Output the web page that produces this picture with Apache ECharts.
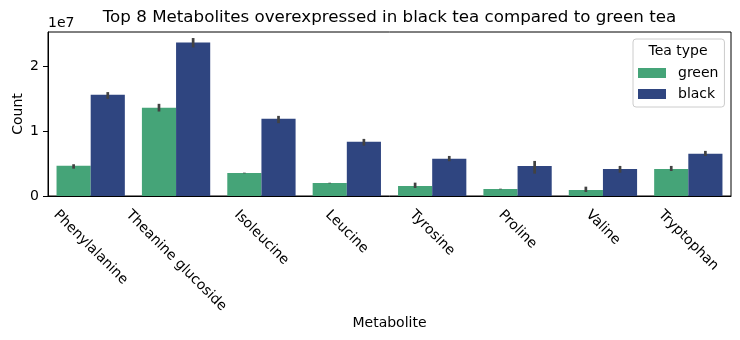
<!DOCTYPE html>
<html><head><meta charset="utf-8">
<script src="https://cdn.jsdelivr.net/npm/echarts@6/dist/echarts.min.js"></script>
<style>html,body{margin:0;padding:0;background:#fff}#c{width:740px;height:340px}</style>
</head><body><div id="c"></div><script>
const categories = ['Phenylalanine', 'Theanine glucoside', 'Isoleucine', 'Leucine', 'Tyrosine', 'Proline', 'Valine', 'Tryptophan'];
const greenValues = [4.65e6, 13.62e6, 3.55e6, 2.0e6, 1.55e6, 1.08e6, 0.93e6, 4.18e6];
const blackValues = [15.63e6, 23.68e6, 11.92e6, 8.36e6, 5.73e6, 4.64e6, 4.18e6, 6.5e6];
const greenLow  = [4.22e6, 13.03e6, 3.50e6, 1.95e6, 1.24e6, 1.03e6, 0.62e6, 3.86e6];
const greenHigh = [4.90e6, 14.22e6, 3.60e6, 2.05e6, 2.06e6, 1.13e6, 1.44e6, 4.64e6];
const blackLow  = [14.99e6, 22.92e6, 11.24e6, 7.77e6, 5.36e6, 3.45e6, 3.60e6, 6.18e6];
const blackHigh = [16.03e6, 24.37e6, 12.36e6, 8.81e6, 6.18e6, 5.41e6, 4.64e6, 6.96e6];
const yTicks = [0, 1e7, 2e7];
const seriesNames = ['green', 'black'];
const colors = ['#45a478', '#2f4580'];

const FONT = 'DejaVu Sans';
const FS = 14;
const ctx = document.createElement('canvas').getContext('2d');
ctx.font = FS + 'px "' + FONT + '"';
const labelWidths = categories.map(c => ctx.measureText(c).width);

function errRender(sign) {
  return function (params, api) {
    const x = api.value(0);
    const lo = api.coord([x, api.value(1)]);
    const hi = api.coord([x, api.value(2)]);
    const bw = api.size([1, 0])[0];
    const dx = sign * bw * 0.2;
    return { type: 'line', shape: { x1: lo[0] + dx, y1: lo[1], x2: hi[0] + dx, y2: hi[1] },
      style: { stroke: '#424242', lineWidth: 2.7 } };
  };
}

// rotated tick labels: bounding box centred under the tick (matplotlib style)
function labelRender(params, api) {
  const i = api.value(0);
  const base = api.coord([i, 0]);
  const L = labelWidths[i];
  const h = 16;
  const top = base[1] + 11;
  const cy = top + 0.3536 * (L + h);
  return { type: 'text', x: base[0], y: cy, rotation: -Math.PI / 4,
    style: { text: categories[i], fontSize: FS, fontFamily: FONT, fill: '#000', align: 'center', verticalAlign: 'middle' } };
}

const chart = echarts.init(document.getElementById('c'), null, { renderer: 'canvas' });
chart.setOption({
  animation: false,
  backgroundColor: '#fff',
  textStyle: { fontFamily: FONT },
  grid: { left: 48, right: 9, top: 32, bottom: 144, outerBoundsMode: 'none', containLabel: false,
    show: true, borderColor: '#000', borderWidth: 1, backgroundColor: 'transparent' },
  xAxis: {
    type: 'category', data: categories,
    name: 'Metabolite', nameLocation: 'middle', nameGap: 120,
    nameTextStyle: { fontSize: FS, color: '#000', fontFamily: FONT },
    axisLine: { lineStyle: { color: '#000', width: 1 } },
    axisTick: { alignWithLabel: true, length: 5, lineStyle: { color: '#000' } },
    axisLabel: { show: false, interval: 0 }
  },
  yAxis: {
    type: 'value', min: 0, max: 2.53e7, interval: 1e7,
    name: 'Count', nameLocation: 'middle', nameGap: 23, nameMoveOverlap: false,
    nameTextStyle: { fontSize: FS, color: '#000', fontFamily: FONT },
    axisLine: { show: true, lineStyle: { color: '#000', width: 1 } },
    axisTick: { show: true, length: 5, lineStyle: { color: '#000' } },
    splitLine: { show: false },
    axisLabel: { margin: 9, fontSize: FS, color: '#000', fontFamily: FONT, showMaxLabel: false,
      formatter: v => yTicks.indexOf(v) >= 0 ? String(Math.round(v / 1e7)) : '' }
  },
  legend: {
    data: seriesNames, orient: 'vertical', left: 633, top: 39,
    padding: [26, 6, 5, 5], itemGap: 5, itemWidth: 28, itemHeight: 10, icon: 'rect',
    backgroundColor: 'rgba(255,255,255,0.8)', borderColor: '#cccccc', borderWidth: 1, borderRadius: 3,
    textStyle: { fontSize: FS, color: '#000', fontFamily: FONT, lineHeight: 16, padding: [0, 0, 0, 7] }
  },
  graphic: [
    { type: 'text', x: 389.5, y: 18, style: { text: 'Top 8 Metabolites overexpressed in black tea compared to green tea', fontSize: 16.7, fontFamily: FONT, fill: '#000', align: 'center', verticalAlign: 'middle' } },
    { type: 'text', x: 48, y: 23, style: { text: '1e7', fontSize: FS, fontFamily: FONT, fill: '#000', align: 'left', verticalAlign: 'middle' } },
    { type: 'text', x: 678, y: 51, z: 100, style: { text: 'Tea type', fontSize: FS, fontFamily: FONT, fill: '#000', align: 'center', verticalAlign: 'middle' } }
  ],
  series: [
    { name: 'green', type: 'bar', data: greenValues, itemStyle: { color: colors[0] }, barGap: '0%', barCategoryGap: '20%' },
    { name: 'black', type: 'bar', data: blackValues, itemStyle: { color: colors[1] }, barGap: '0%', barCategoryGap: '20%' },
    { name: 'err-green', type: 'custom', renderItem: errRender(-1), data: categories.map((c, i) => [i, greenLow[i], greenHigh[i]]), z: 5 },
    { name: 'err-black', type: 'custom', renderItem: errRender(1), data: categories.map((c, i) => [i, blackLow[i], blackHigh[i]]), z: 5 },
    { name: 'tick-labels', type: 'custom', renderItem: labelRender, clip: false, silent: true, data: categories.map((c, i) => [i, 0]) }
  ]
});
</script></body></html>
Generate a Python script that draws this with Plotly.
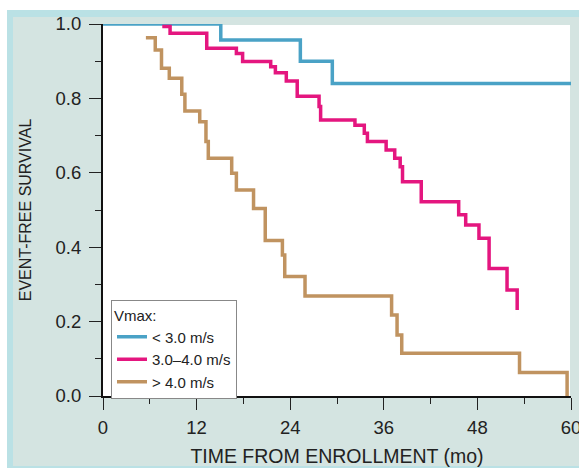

Exercise requirements:
Locate the string "script" in the listing above and copy every line where it occurs.

Answer in full:
<script src="https://cdn.jsdelivr.net/npm/echarts@6/dist/echarts.min.js"></script>
</head><body><div id="c"></div><script>
</script></body></html>
Generate a Python script that draws this with Plotly.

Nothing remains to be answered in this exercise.